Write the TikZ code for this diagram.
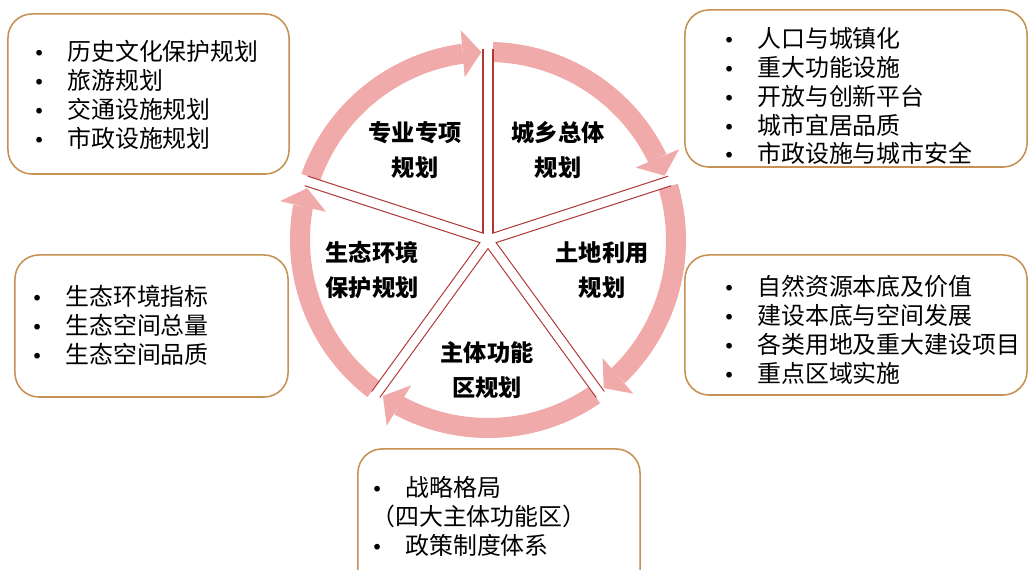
\documentclass[tikz,border=0pt]{standalone}
\usepackage{fontspec}
\setmainfont{Noto Sans CJK SC}
\newfontfamily\symfont{DejaVu Sans}
\usetikzlibrary{arrows.meta,bending}

\definecolor{arrowpink}{RGB}{241,170,170}
\definecolor{divline}{RGB}{175,55,55}
\definecolor{boxline}{RGB}{198,145,82}

\newcommand{\itm}{\makebox[0.85cm][l]{{\symfont\fontsize{14pt}{14pt}\selectfont •}}}

\begin{document}
\begin{tikzpicture}[
    x=0.025cm, y=0.025cm,
    box/.style={rectangle, draw=boxline, line width=1.1pt, rounded corners=0.6cm, fill=white},
    listtext/.style={anchor=west, align=left, inner sep=0pt, font=\fontsize{17pt}{20.6pt}\selectfont},
    sector/.style={align=center, inner sep=0pt, font=\bfseries\fontsize{16.5pt}{24.5pt}\selectfont},
    ringarrow/.style={line width=0.5cm, draw=arrowpink, -{Triangle[width=1.18cm, length=0.47cm, line width=0pt]}},
    divedge/.style={line width=0.22cm+1.6pt, draw=divline},
    divgap/.style={line width=0.22cm, draw=white}
]
\clip (0,0) rectangle (1031,570);

% Centre of the cycle
\coordinate (C) at (488,330);

% Ring of arrows (clockwise)
\draw[ringarrow] (C) ++(160.5:188) arc[start angle=160.5, end angle=92, radius=188];
\draw[ringarrow] (C) ++(88.5:188) arc[start angle=88.5, end angle=20, radius=188];
\draw[ringarrow] (C) ++(16.5:188) arc[start angle=16.5, end angle=-52, radius=188];
\draw[ringarrow] (C) ++(-55.5:188) arc[start angle=-55.5, end angle=-124, radius=188];
\draw[ringarrow] (C) ++(-127.5:188) arc[start angle=-127.5, end angle=-196, radius=188];

% Dividers between the sectors
\foreach \a in {90,18,-54,-126,162}
    \draw[divedge] (C) -- ++(\a:191);
\foreach \a in {90,18,-54,-126,162}
    \draw[divgap] (C) -- ++(\a:200);

% Sector labels
\node[sector] (zhuanxiang) at (415,420) {专业专项\\规划};
\node[sector] (zongti) at (558,420) {城乡总体\\规划};
\node[sector] (tudi) at (602,300) {土地利用\\规划};
\node[sector] (shengtai) at (372,300) {生态环境\\保护规划};
\node[sector] (gongneng) at (487,200) {主体功能\\区规划};

% Boxes
\node[box, minimum width=7.025cm, minimum height=4cm] (zhuanxiangbox) at (148.5,476) {};
\node[box, minimum width=8.55cm, minimum height=3.925cm] (zongtibox) at (856,481.5) {};
\node[box, minimum width=6.825cm, minimum height=3.55cm] (shengtaibox) at (151.5,244) {};
\node[box, minimum width=8.55cm, minimum height=3.5cm] (tudibox) at (856,245) {};
\node[box, minimum width=7.05cm, minimum height=4.025cm] (gongnengbox) at (499,40.5) {};

% Box contents
\node[listtext] (zhuanxianglist) at (33,475.5) {\itm 历史文化保护规划\\ \itm 旅游规划\\ \itm 交通设施规划\\ \itm 市政设施规划};
\node[listtext] (zongtilist) at (723,474) {\itm 人口与城镇化\\ \itm 重大功能设施\\ \itm 开放与创新平台\\ \itm 城市宜居品质\\ \itm 市政设施与城市安全};
\node[listtext] (shengtailist) at (31,245) {\itm 生态环境指标\\ \itm 生态空间总量\\ \itm 生态空间品质};
\node[listtext] (tudilist) at (723,240.5) {\itm 自然资源本底及价值\\ \itm 建设本底与空间发展\\ \itm 各类用地及重大建设项目\\ \itm 重点区域实施};
\node[listtext] (gongnenglist) at (371,53.5) {\itm 战略格局\\（四大主体功能区）\\ \itm 政策制度体系};

\end{tikzpicture}
\end{document}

→ WHAT YOU SHOULD DO
Repeat the lines of the listing above verbatim, beginning at its first line and ending at the line containing "(gongneng) at (487,200)", which is included. Omit pictures.

→ REPLY TO THE EXERCISE
Write the TikZ code for this diagram.
\documentclass[tikz,border=0pt]{standalone}
\usepackage{fontspec}
\setmainfont{Noto Sans CJK SC}
\newfontfamily\symfont{DejaVu Sans}
\usetikzlibrary{arrows.meta,bending}

\definecolor{arrowpink}{RGB}{241,170,170}
\definecolor{divline}{RGB}{175,55,55}
\definecolor{boxline}{RGB}{198,145,82}

\newcommand{\itm}{\makebox[0.85cm][l]{{\symfont\fontsize{14pt}{14pt}\selectfont •}}}

\begin{document}
\begin{tikzpicture}[
    x=0.025cm, y=0.025cm,
    box/.style={rectangle, draw=boxline, line width=1.1pt, rounded corners=0.6cm, fill=white},
    listtext/.style={anchor=west, align=left, inner sep=0pt, font=\fontsize{17pt}{20.6pt}\selectfont},
    sector/.style={align=center, inner sep=0pt, font=\bfseries\fontsize{16.5pt}{24.5pt}\selectfont},
    ringarrow/.style={line width=0.5cm, draw=arrowpink, -{Triangle[width=1.18cm, length=0.47cm, line width=0pt]}},
    divedge/.style={line width=0.22cm+1.6pt, draw=divline},
    divgap/.style={line width=0.22cm, draw=white}
]
\clip (0,0) rectangle (1031,570);

% Centre of the cycle
\coordinate (C) at (488,330);

% Ring of arrows (clockwise)
\draw[ringarrow] (C) ++(160.5:188) arc[start angle=160.5, end angle=92, radius=188];
\draw[ringarrow] (C) ++(88.5:188) arc[start angle=88.5, end angle=20, radius=188];
\draw[ringarrow] (C) ++(16.5:188) arc[start angle=16.5, end angle=-52, radius=188];
\draw[ringarrow] (C) ++(-55.5:188) arc[start angle=-55.5, end angle=-124, radius=188];
\draw[ringarrow] (C) ++(-127.5:188) arc[start angle=-127.5, end angle=-196, radius=188];

% Dividers between the sectors
\foreach \a in {90,18,-54,-126,162}
    \draw[divedge] (C) -- ++(\a:191);
\foreach \a in {90,18,-54,-126,162}
    \draw[divgap] (C) -- ++(\a:200);

% Sector labels
\node[sector] (zhuanxiang) at (415,420) {专业专项\\规划};
\node[sector] (zongti) at (558,420) {城乡总体\\规划};
\node[sector] (tudi) at (602,300) {土地利用\\规划};
\node[sector] (shengtai) at (372,300) {生态环境\\保护规划};
\node[sector] (gongneng) at (487,200) {主体功能\\区规划};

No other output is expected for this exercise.